_PROBLEM REQUIREMENTS_
Include the line containing "from matplotlib.lines import Line2D" and all lines before it, repeated exactly from the listing below, without pictures.

[START SUPPLIED INFORMATION]

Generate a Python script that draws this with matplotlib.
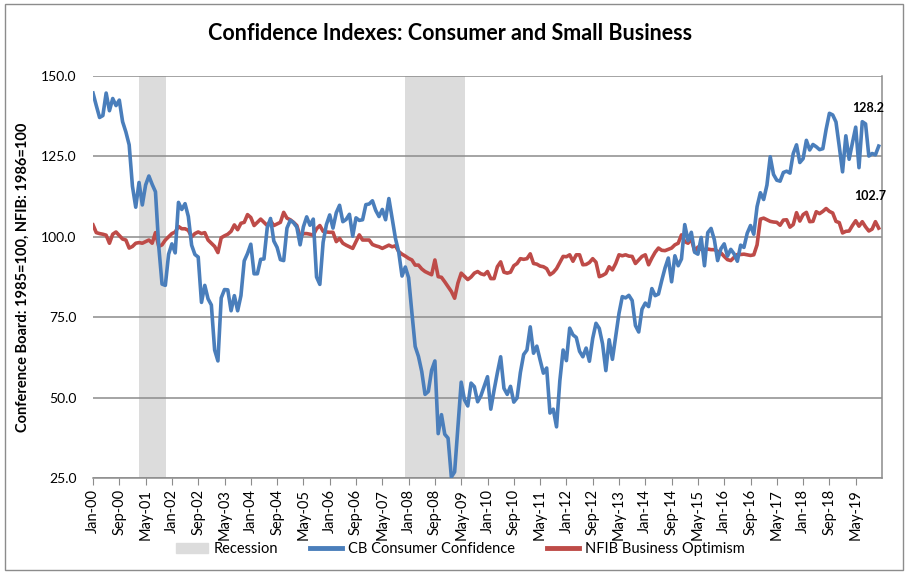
import pandas as pd
import matplotlib.pyplot as plt
from matplotlib.patches import Patch, Rectangle
from matplotlib.lines import Line2D

# monthly series, Jan-2000 .. Dec-2019
cb_confidence = [
    144.7, 140.8, 137.1, 137.7, 144.7, 139.2, 143.0, 140.8, 142.5, 135.8, 132.6, 128.6,
    115.7, 109.2, 116.9, 109.9, 116.1, 118.9, 116.3, 114.0, 97.0, 85.3, 84.9, 94.6,
    97.8, 95.0, 110.7, 108.5, 110.3, 106.3, 97.4, 94.5, 93.7, 79.6, 84.9, 80.7,
    78.8, 64.8, 61.4, 81.0, 83.6, 83.5, 77.0, 81.7, 77.0, 81.7, 92.5, 94.8,
    97.7, 88.5, 88.5, 93.0, 93.1, 102.8, 105.7, 98.7, 96.7, 92.9, 92.6, 102.7,
    105.1, 104.4, 103.0, 97.5, 103.1, 106.2, 103.6, 105.5, 87.5, 85.2, 98.3, 103.8,
    106.8, 102.7, 107.5, 109.8, 104.7, 105.4, 107.0, 100.2, 105.9, 105.1, 105.3, 110.0,
    110.2, 111.2, 108.2, 106.3, 108.5, 105.3, 111.9, 105.6, 99.5, 95.2, 87.8, 90.6,
    87.3, 76.4, 65.9, 62.8, 58.1, 51.0, 51.9, 58.5, 61.4, 38.8, 44.7, 38.6,
    37.4, 25.3, 26.9, 40.8, 54.8, 49.3, 47.4, 54.5, 53.4, 48.7, 50.6, 53.6,
    56.5, 46.4, 52.3, 57.7, 62.7, 52.9, 51.0, 53.5, 48.6, 49.9, 57.8, 63.4,
    64.8, 72.0, 63.8, 66.0, 61.7, 57.6, 59.2, 45.2, 46.4, 40.9, 55.2, 64.8,
    61.5, 71.6, 69.5, 68.7, 64.4, 62.7, 65.4, 61.3, 68.4, 73.1, 71.5, 66.7,
    58.4, 68.0, 61.9, 69.0, 76.2, 81.4, 81.0, 81.8, 80.2, 72.4, 70.4, 77.5,
    79.4, 78.3, 83.9, 81.7, 82.2, 86.4, 90.3, 93.4, 86.0, 94.1, 91.0, 93.1,
    103.8, 98.8, 101.4, 95.2, 94.6, 99.8, 91.0, 101.3, 102.6, 99.1, 92.6, 96.3,
    97.8, 94.0, 96.1, 94.7, 92.4, 97.4, 96.7, 101.1, 103.5, 100.8, 109.4, 113.7,
    111.6, 116.1, 124.9, 119.4, 117.6, 117.3, 120.0, 120.4, 119.8, 125.9, 128.6, 123.1,
    124.3, 130.0, 127.0, 128.7, 128.0, 127.1, 127.4, 133.4, 138.4, 137.9, 135.7, 128.1,
    120.2, 131.4, 124.1, 129.2, 134.1, 121.5, 135.8, 135.1, 125.1, 125.9, 125.5, 128.2,
]

nfib_optimism = [
    103.7, 101.3, 101.0, 100.8, 100.5, 98.0, 100.8, 101.5, 100.4, 99.3, 99.0, 96.5,
    97.0, 98.0, 98.2, 98.0, 98.5, 99.0, 98.0, 101.3, 97.0, 97.5, 99.0, 100.0,
    101.0, 101.5, 103.2, 102.5, 102.5, 102.0, 100.0, 101.0, 101.5, 101.0, 101.3, 99.0,
    98.0, 97.0, 95.1, 99.7, 100.3, 100.8, 101.7, 103.7, 102.2, 104.2, 104.5, 106.9,
    106.0, 103.5, 104.5, 105.5, 104.5, 103.5, 105.0, 103.5, 104.0, 104.5, 107.6, 105.8,
    105.3, 104.5, 103.5, 100.0, 101.0, 101.0, 100.8, 100.5, 102.5, 103.5, 101.7, 101.5,
    101.4, 101.4, 98.5, 99.5, 98.0, 97.4, 96.9, 96.4, 98.5, 100.6, 99.0, 99.0,
    99.0, 97.6, 97.2, 96.9, 96.4, 96.9, 97.4, 96.9, 97.2, 95.4, 94.6, 94.0,
    93.3, 92.8, 91.2, 91.2, 90.0, 89.2, 88.7, 88.2, 92.8, 87.6, 87.4, 86.0,
    84.5, 83.0, 80.9, 85.6, 88.7, 87.7, 86.7, 87.5, 88.7, 89.2, 88.5, 88.2,
    89.2, 87.0, 87.0, 90.7, 92.2, 89.0, 88.7, 89.0, 91.0, 91.7, 93.2, 93.0,
    93.2, 94.7, 91.7, 91.5, 90.9, 90.7, 90.1, 88.2, 88.9, 90.1, 92.0, 93.9,
    93.8, 94.4, 92.4, 94.4, 94.4, 91.3, 91.4, 92.0, 93.2, 92.1, 87.6, 88.0,
    88.6, 90.7, 89.7, 91.7, 94.4, 94.1, 94.4, 94.0, 93.9, 91.7, 92.8, 93.9,
    94.4, 91.3, 93.4, 95.2, 96.5, 95.8, 95.7, 96.1, 96.5, 97.5, 98.0, 100.6,
    98.5, 98.0, 99.4, 95.5, 96.8, 96.1, 96.0, 96.2, 96.0, 96.0, 95.5, 95.0,
    93.9, 92.9, 92.6, 93.6, 94.5, 94.5, 94.6, 94.4, 94.2, 94.4, 97.5, 105.5,
    105.8, 105.3, 104.8, 104.6, 104.5, 103.6, 105.2, 105.3, 103.0, 103.8, 107.5, 104.9,
    106.9, 107.6, 104.7, 104.8, 107.8, 107.2, 107.9, 108.8, 107.9, 107.4, 104.8, 104.4,
    101.2, 101.7, 101.8, 103.5, 105.0, 103.3, 104.7, 103.1, 101.8, 102.4, 104.7, 102.7,
]

recession_start = ["2001-03", "2007-12"]
recession_end = ["2001-11", "2009-06"]

dates = pd.date_range("2000-01-01", periods=len(cb_confidence), freq="MS")
idx = list(range(len(dates)))

BLUE = "#4A7EBB"
RED = "#BE4B48"
GRAY = "#DCDCDC"

plt.rcParams["font.family"] = ["Lato", "DejaVu Sans"]

fig = plt.figure(figsize=(9.08, 5.73), dpi=100)
ax = fig.add_axes([93 / 908, 1 - 478 / 573, 789 / 908, 402 / 573])

# recession shading
for s, e in zip(recession_start, recession_end):
    i0 = dates.get_loc(pd.Timestamp(s + "-01"))
    i1 = dates.get_loc(pd.Timestamp(e + "-01"))
    ax.axvspan(i0, i1 + 0.3, color=GRAY, lw=0, zorder=0)

ax.plot(idx, cb_confidence, color=BLUE, lw=2.6, zorder=3, solid_joinstyle="round")
ax.plot(idx, nfib_optimism, color=RED, lw=2.6, zorder=2, solid_joinstyle="round")

ax.set_ylim(25, 150)
ax.set_xlim(0, 240)
ax.set_yticks([25, 50, 75, 100, 125, 150])
ax.set_yticklabels(["%.1f" % v for v in [25, 50, 75, 100, 125, 150]], fontsize=10)
ax.yaxis.grid(True, color="#8C8C8C", lw=1.1)
ax.set_axisbelow(True)
ax.tick_params(axis="y", length=0, pad=12)

ticks = idx[::8]
ax.set_xticks(ticks)
ax.set_xticklabels([d.strftime("%b-%y") for d in dates[::8]], rotation=90, fontsize=10.5)
ax.tick_params(axis="x", length=5, color="#8C8C8C", pad=3)

for side in ["top", "left"]:
    ax.spines[side].set_visible(False)
for side in ["right", "bottom"]:
    ax.spines[side].set_color("#8C8C8C")
    ax.spines[side].set_linewidth(1.1)

ax.set_ylabel("Conference Board: 1985=100, NFIB: 1986=100", fontsize=10.5,
              fontweight="bold", labelpad=8)

ax.text(idx[-1] - 3.3, cb_confidence[-1] + 12, "%.1f" % cb_confidence[-1],
        fontsize=9, fontweight="bold", ha="center", va="center")
ax.text(idx[-1] - 2.6, nfib_optimism[-1] + 10, "%.1f" % nfib_optimism[-1],
        fontsize=9, fontweight="bold", ha="center", va="center")

fig.text(0.496, 1 - 33 / 573, "Confidence Indexes: Consumer and Small Business",
         fontsize=15.5, fontweight="bold", ha="center", va="center")

handles = [Patch(color=GRAY), Line2D([], [], color=BLUE, lw=3.5),
           Line2D([], [], color=RED, lw=3.5)]
fig.legend(handles, ["Recession", "CB Consumer Confidence", "NFIB Business Optimism"],
           loc="center", bbox_to_anchor=(0.507, 1 - 549 / 573), ncol=3, frameon=False,
           fontsize=10.5, handlelength=2.2, columnspacing=2.2, handletextpad=0.4)

fig.patches.append(Rectangle((5 / 908, 3 / 573), 898 / 908, 566 / 573,
                             transform=fig.transFigure, fill=False,
                             edgecolor="#8C8C8C", lw=1))

fig.savefig("out.png", dpi=100)
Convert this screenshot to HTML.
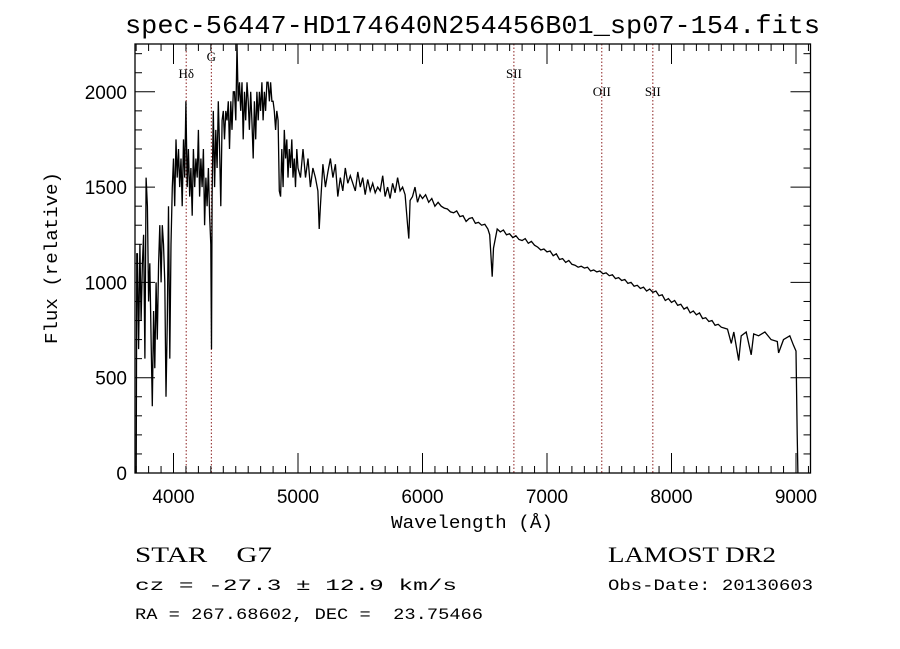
<!DOCTYPE html>
<html><head><meta charset="utf-8"><style>body{margin:0;background:#fff}svg{display:block}text{white-space:pre}</style></head>
<body>
<svg id="chart" width="900" height="649" viewBox="0 0 900 649" xmlns="http://www.w3.org/2000/svg" xml:space="preserve">
<rect width="900" height="649" fill="#fff"/>
<text x="125" y="33" font-family="Liberation Mono, monospace" font-size="26" textLength="695" lengthAdjust="spacingAndGlyphs">spec-56447-HD174640N254456B01_sp07-154.fits</text>
<g id="lines"></g>
<g id="spec"></g>
<rect x="135" y="44" width="675.5" height="429" fill="none" stroke="#000" stroke-width="1.3"/>
<g id="ticks"></g>
<text x="472" y="528" text-anchor="middle" font-family="Liberation Mono, monospace" font-size="18" textLength="162" lengthAdjust="spacingAndGlyphs">Wavelength (Å)</text>
<text transform="translate(57,258) rotate(-90)" text-anchor="middle" font-family="Liberation Mono, monospace" font-size="18" textLength="172" lengthAdjust="spacingAndGlyphs">Flux (relative)</text>
<text x="135" y="562" font-family="Liberation Serif, serif" font-size="22" textLength="137" lengthAdjust="spacingAndGlyphs">STAR    G7</text>
<text x="608" y="562" font-family="Liberation Serif, serif" font-size="22" textLength="168" lengthAdjust="spacingAndGlyphs">LAMOST DR2</text>
<text x="135" y="590" font-family="Liberation Mono, monospace" font-size="16" textLength="322" lengthAdjust="spacingAndGlyphs">cz = -27.3 ± 12.9 km/s</text>
<text x="608" y="590" font-family="Liberation Mono, monospace" font-size="16" textLength="205" lengthAdjust="spacingAndGlyphs">Obs-Date: 20130603</text>
<text x="135" y="619" font-family="Liberation Mono, monospace" font-size="16" textLength="348" lengthAdjust="spacingAndGlyphs">RA = 267.68602, DEC =  23.75466</text>
</svg>
<script>
const wavelengths=[3700,3705,3710,3720,3730,3740,3750,3760,3770,3780,3790,3800,3810,3820,3830,3840,3850,3860,3870,3880,3890,3900,3910,3920,3930,3940,3950,3960,3970,3980,3990,4000,4010,4020,4030,4040,4050,4060,4070,4080,4090,4100,4110,4120,4130,4140,4150,4160,4170,4180,4190,4200,4210,4220,4230,4240,4250,4260,4270,4280,4290,4300,4305,4310,4320,4330,4340,4350,4360,4370,4380,4390,4400,4410,4420,4430,4440,4450,4460,4470,4480,4490,4500,4510,4520,4530,4540,4550,4560,4570,4580,4590,4600,4610,4620,4630,4640,4650,4660,4670,4680,4690,4700,4710,4720,4730,4740,4750,4760,4770,4780,4790,4800,4810,4820,4830,4840,4850,4860,4870,4880,4890,4900,4910,4920,4930,4940,4950,4960,4970,4980,4990,5000,5020,5040,5060,5080,5100,5120,5140,5160,5170,5180,5200,5220,5240,5260,5280,5300,5320,5340,5360,5380,5400,5420,5440,5460,5480,5500,5520,5540,5560,5580,5600,5620,5640,5660,5680,5700,5720,5740,5760,5780,5800,5820,5840,5860,5880,5890,5900,5920,5940,5960,5980,6000,6025,6050,6075,6100,6125,6150,6175,6200,6225,6250,6275,6300,6325,6350,6375,6400,6425,6450,6475,6500,6525,6540,6560,6570,6600,6625,6650,6675,6700,6725,6750,6775,6800,6825,6850,6875,6900,6925,6950,6975,7000,7025,7050,7075,7100,7125,7150,7175,7200,7225,7250,7275,7300,7325,7350,7375,7400,7425,7450,7475,7500,7525,7550,7575,7600,7625,7650,7675,7700,7725,7750,7775,7800,7825,7850,7875,7900,7925,7950,7975,8000,8025,8050,8075,8100,8125,8150,8175,8200,8225,8250,8275,8300,8325,8350,8375,8400,8425,8450,8480,8500,8540,8560,8600,8640,8660,8700,8750,8800,8850,8860,8900,8950,8980,9000,9010,9015];
const flux=[0,1150,1150,650,1200,800,1100,1250,600,1550,1400,900,1100,700,350,850,550,1000,700,1100,1300,1000,1300,1200,1000,400,800,1400,600,1200,1500,1650,1400,1750,1550,1700,1500,1650,1400,1750,1550,1950,1500,1700,1450,1600,1350,1700,1500,1650,1550,1800,1450,1650,1500,1700,1300,1550,1400,1600,1350,1200,650,1450,1900,1500,1800,1600,1950,1700,1400,1850,1900,1750,1900,1850,1950,1700,1950,1800,2000,2000,1850,2250,1950,2050,1900,2050,1750,2000,1850,2050,1950,1800,2000,1850,1650,1950,1750,2000,1850,2000,1900,2050,1850,2000,1900,2050,2050,1950,2050,1950,1950,1900,1800,1900,1850,1480,1450,1700,1500,1800,1650,1750,1550,1700,1600,1750,1550,1650,1500,1700,1600,1550,1700,1550,1650,1500,1600,1550,1480,1280,1400,1620,1500,1580,1650,1550,1620,1450,1550,1480,1600,1520,1560,1520,1480,1580,1500,1550,1460,1540,1480,1520,1470,1500,1480,1560,1450,1500,1440,1520,1470,1550,1480,1500,1460,1300,1230,1430,1450,1500,1420,1460,1440,1460,1420,1440,1400,1420,1400,1390,1385,1370,1365,1375,1345,1350,1320,1335,1340,1310,1315,1300,1305,1280,1250,1030,1180,1280,1265,1275,1250,1255,1235,1245,1225,1220,1230,1205,1215,1195,1185,1170,1175,1160,1165,1140,1150,1120,1125,1105,1115,1095,1090,1080,1085,1075,1080,1060,1065,1055,1060,1045,1050,1035,1040,1020,1025,1010,1015,995,1000,980,985,968,975,955,965,948,955,930,935,905,915,895,905,880,885,860,870,840,850,830,840,810,815,795,800,775,780,765,760,755,680,740,590,720,740,620,730,720,740,700,690,630,700,720,670,640,200,0];
const lineWaves=[4102,4304,6734,7440,7850];
const lineLabels=["Hδ","G","SII","OII","SII"];
const lineLabelY=[78,61,78,96,96];
const xTicks=[4000,5000,6000,7000,8000,9000];
const yTicks=[0,500,1000,1500,2000];
const NS="http://www.w3.org/2000/svg";
function X(w){return 298+(w-5000)*0.1245;}
function Y(v){return 473-v*0.1906;}
function mk(tag,attrs,parent){const e=document.createElementNS(NS,tag);for(const k in attrs)e.setAttribute(k,attrs[k]);parent.appendChild(e);return e;}
const spec=document.getElementById('spec'),lg=document.getElementById('lines'),tg=document.getElementById('ticks');
let d='';wavelengths.forEach((w,i)=>{d+=(i?'L':'M')+X(w).toFixed(1)+','+Math.max(44,Y(flux[i])).toFixed(1);});
const p=mk('path',{d:d,fill:'none',stroke:'#000','stroke-width':1.3},spec);


lineWaves.forEach((w,i)=>{
 const l=mk('line',{x1:X(w),x2:X(w),y1:44,y2:473,stroke:'#8b2020','stroke-width':1,'stroke-dasharray':'1.5,2'},lg);
 
 
 const t=mk('text',{x:X(w),y:lineLabelY[i],'text-anchor':'middle','font-family':'Liberation Serif, serif','font-size':13},lg);
 t.textContent=lineLabels[i];
 
 
});
for(let w=3700;w<=9100;w+=100){const maj=w%1000===0;const len=maj?20:7;
 mk('line',{x1:X(w),x2:X(w),y1:473,y2:473-len,stroke:'#000','stroke-width':1},tg);
 mk('line',{x1:X(w),x2:X(w),y1:44,y2:44+len,stroke:'#000','stroke-width':1},tg);}
for(let v=0;v<=2250;v+=100){const maj=v%500===0;const len=maj?20:7;
 mk('line',{x1:135,x2:135+len,y1:Y(v),y2:Y(v),stroke:'#000','stroke-width':1},tg);
 mk('line',{x1:810.5,x2:810.5-len,y1:Y(v),y2:Y(v),stroke:'#000','stroke-width':1},tg);}
xTicks.forEach(w=>{const t=mk('text',{x:X(w),y:503,'text-anchor':'middle','font-family':'Liberation Sans, sans-serif','font-size':19},tg);t.textContent=w;
 
 });
yTicks.forEach(v=>{const t=mk('text',{x:127,y:Y(v)+7,'text-anchor':'end','font-family':'Liberation Sans, sans-serif','font-size':19},tg);t.textContent=v;
 
 });
</script>
</body></html>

[END SUPPLIED INFORMATION]

_RESPONSE FOR THIS EXERCISE_
Generate a Python script that draws this with matplotlib.
import pandas as pd
import matplotlib.pyplot as plt
from matplotlib.patches import Patch, Rectangle
from matplotlib.lines import Line2D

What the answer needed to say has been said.